> **Instruction**:
All the data below goes into the copy word for word, but the pictures don't.

> **Data**:
-----

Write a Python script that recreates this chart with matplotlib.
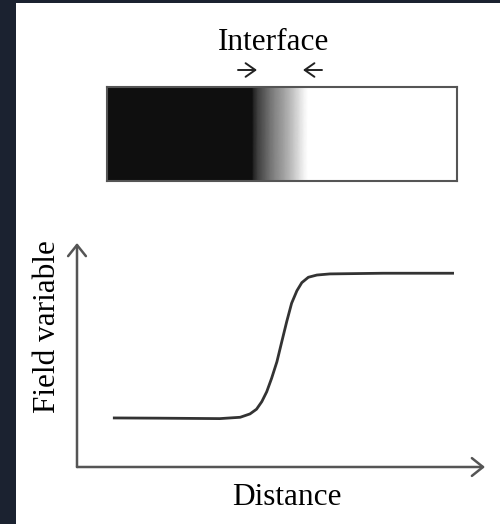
import matplotlib

matplotlib.use("Agg")
import matplotlib.pyplot as plt
import numpy as np
from matplotlib.patches import FancyArrowPatch, Rectangle

# curve (distance, field variable)
distance = [8.8, 20.0, 35.0, 40.0, 42.4, 44.0, 45.3, 46.5, 47.7, 49.0, 50.2, 51.4, 52.6, 53.9,
            55.1, 56.7, 58.8, 62.0, 75.0, 92.4]
field = [0.219, 0.218, 0.216, 0.222, 0.237, 0.258, 0.292, 0.336, 0.396, 0.470, 0.560, 0.649,
         0.731, 0.787, 0.823, 0.847, 0.857, 0.862, 0.865, 0.865]

# grey level across the bar (0 = black, 1 = white), position as fraction of bar length
bar_pos = [0.0, 0.414, 0.420, 0.431, 0.443, 0.454, 0.466, 0.480, 0.494, 0.509, 0.523, 0.537, 0.551, 0.563, 0.574, 1.0]
bar_grey = [0.06, 0.06, 0.15, 0.25, 0.32, 0.38, 0.45, 0.52, 0.58, 0.65, 0.72, 0.80, 0.88, 0.95, 1.0, 1.0]

W, H = 500, 524
SERIF = ["Liberation Serif", "DejaVu Serif"]


def fx(px):
    return px / W


def fy(py):
    return 1 - py / H


fig = plt.figure(figsize=(5.0, 5.24), dpi=100, facecolor="#1b2230")
fig.patches.append(Rectangle((fx(16), 0), 1 - fx(16), fy(3), transform=fig.transFigure,
                             facecolor="white", edgecolor="none", zorder=-5))

# top bar with the diffuse interface
bar_ax = fig.add_axes([fx(107), fy(181), fx(350), 94 / H], zorder=2)
bar_ax.pcolormesh(bar_pos, [0, 1], np.vstack([bar_grey, bar_grey]), shading="gouraud",
                  cmap="gray", vmin=0, vmax=1)
bar_ax.set_xlim(0, 1)
bar_ax.set_ylim(0, 1)
bar_ax.set_xticks([])
bar_ax.set_yticks([])
for spine in bar_ax.spines.values():
    spine.set_color("#555555")
    spine.set_linewidth(1.5)

fig.text(fx(274), fy(50), "Interface", family=SERIF, fontsize=22.5, ha="center", va="baseline")
arrow_kw = dict(arrowstyle="->,head_length=0.5,head_width=0.35", color="#222222", lw=1.4,
                shrinkA=0, shrinkB=0, mutation_scale=14)
fig.add_artist(FancyArrowPatch((fx(238), fy(70)), (fx(257), fy(70)),
                               transform=fig.transFigure, **arrow_kw))
fig.add_artist(FancyArrowPatch((fx(322), fy(70)), (fx(303), fy(70)),
                               transform=fig.transFigure, **arrow_kw))

# lower panel: field variable profile
ax = fig.add_axes([fx(77), fy(467), fx(408), 224 / H], zorder=2)
ax.plot(distance, field, color="#333333", lw=2.0, solid_capstyle="butt", solid_joinstyle="round")
ax.set_xlim(0, 100)
ax.set_ylim(0, 1)
ax.set_xticks([])
ax.set_yticks([])
ax.patch.set_alpha(0)
for spine in ax.spines.values():
    spine.set_visible(False)
axis_kw = dict(arrowstyle="->,head_length=0.5,head_width=0.4", color="#555555", lw=1.8,
               shrinkA=0, shrinkB=0, mutation_scale=16)
ax.annotate("", xy=(0, 1), xytext=(0, 0), xycoords="axes fraction", arrowprops=axis_kw,
            annotation_clip=False)
ax.annotate("", xy=(1, 0), xytext=(0, 0), xycoords="axes fraction", arrowprops=axis_kw,
            annotation_clip=False)

fig.text(fx(287), fy(505), "Distance", family=SERIF, fontsize=22.5, ha="center", va="baseline")
fig.text(fx(48), fy(327), "Field variable", family=SERIF, fontsize=22.5, rotation=90,
         ha="center", va="center")

fig.savefig("out.png", dpi=100, facecolor=fig.get_facecolor())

-----

> **Complete answer**:
Write a Python script that recreates this chart with matplotlib.
import matplotlib

matplotlib.use("Agg")
import matplotlib.pyplot as plt
import numpy as np
from matplotlib.patches import FancyArrowPatch, Rectangle

# curve (distance, field variable)
distance = [8.8, 20.0, 35.0, 40.0, 42.4, 44.0, 45.3, 46.5, 47.7, 49.0, 50.2, 51.4, 52.6, 53.9,
            55.1, 56.7, 58.8, 62.0, 75.0, 92.4]
field = [0.219, 0.218, 0.216, 0.222, 0.237, 0.258, 0.292, 0.336, 0.396, 0.470, 0.560, 0.649,
         0.731, 0.787, 0.823, 0.847, 0.857, 0.862, 0.865, 0.865]

# grey level across the bar (0 = black, 1 = white), position as fraction of bar length
bar_pos = [0.0, 0.414, 0.420, 0.431, 0.443, 0.454, 0.466, 0.480, 0.494, 0.509, 0.523, 0.537, 0.551, 0.563, 0.574, 1.0]
bar_grey = [0.06, 0.06, 0.15, 0.25, 0.32, 0.38, 0.45, 0.52, 0.58, 0.65, 0.72, 0.80, 0.88, 0.95, 1.0, 1.0]

W, H = 500, 524
SERIF = ["Liberation Serif", "DejaVu Serif"]


def fx(px):
    return px / W


def fy(py):
    return 1 - py / H


fig = plt.figure(figsize=(5.0, 5.24), dpi=100, facecolor="#1b2230")
fig.patches.append(Rectangle((fx(16), 0), 1 - fx(16), fy(3), transform=fig.transFigure,
                             facecolor="white", edgecolor="none", zorder=-5))

# top bar with the diffuse interface
bar_ax = fig.add_axes([fx(107), fy(181), fx(350), 94 / H], zorder=2)
bar_ax.pcolormesh(bar_pos, [0, 1], np.vstack([bar_grey, bar_grey]), shading="gouraud",
                  cmap="gray", vmin=0, vmax=1)
bar_ax.set_xlim(0, 1)
bar_ax.set_ylim(0, 1)
bar_ax.set_xticks([])
bar_ax.set_yticks([])
for spine in bar_ax.spines.values():
    spine.set_color("#555555")
    spine.set_linewidth(1.5)

fig.text(fx(274), fy(50), "Interface", family=SERIF, fontsize=22.5, ha="center", va="baseline")
arrow_kw = dict(arrowstyle="->,head_length=0.5,head_width=0.35", color="#222222", lw=1.4,
                shrinkA=0, shrinkB=0, mutation_scale=14)
fig.add_artist(FancyArrowPatch((fx(238), fy(70)), (fx(257), fy(70)),
                               transform=fig.transFigure, **arrow_kw))
fig.add_artist(FancyArrowPatch((fx(322), fy(70)), (fx(303), fy(70)),
                               transform=fig.transFigure, **arrow_kw))

# lower panel: field variable profile
ax = fig.add_axes([fx(77), fy(467), fx(408), 224 / H], zorder=2)
ax.plot(distance, field, color="#333333", lw=2.0, solid_capstyle="butt", solid_joinstyle="round")
ax.set_xlim(0, 100)
ax.set_ylim(0, 1)
ax.set_xticks([])
ax.set_yticks([])
ax.patch.set_alpha(0)
for spine in ax.spines.values():
    spine.set_visible(False)
axis_kw = dict(arrowstyle="->,head_length=0.5,head_width=0.4", color="#555555", lw=1.8,
               shrinkA=0, shrinkB=0, mutation_scale=16)
ax.annotate("", xy=(0, 1), xytext=(0, 0), xycoords="axes fraction", arrowprops=axis_kw,
            annotation_clip=False)
ax.annotate("", xy=(1, 0), xytext=(0, 0), xycoords="axes fraction", arrowprops=axis_kw,
            annotation_clip=False)

fig.text(fx(287), fy(505), "Distance", family=SERIF, fontsize=22.5, ha="center", va="baseline")
fig.text(fx(48), fy(327), "Field variable", family=SERIF, fontsize=22.5, rotation=90,
         ha="center", va="center")

fig.savefig("out.png", dpi=100, facecolor=fig.get_facecolor())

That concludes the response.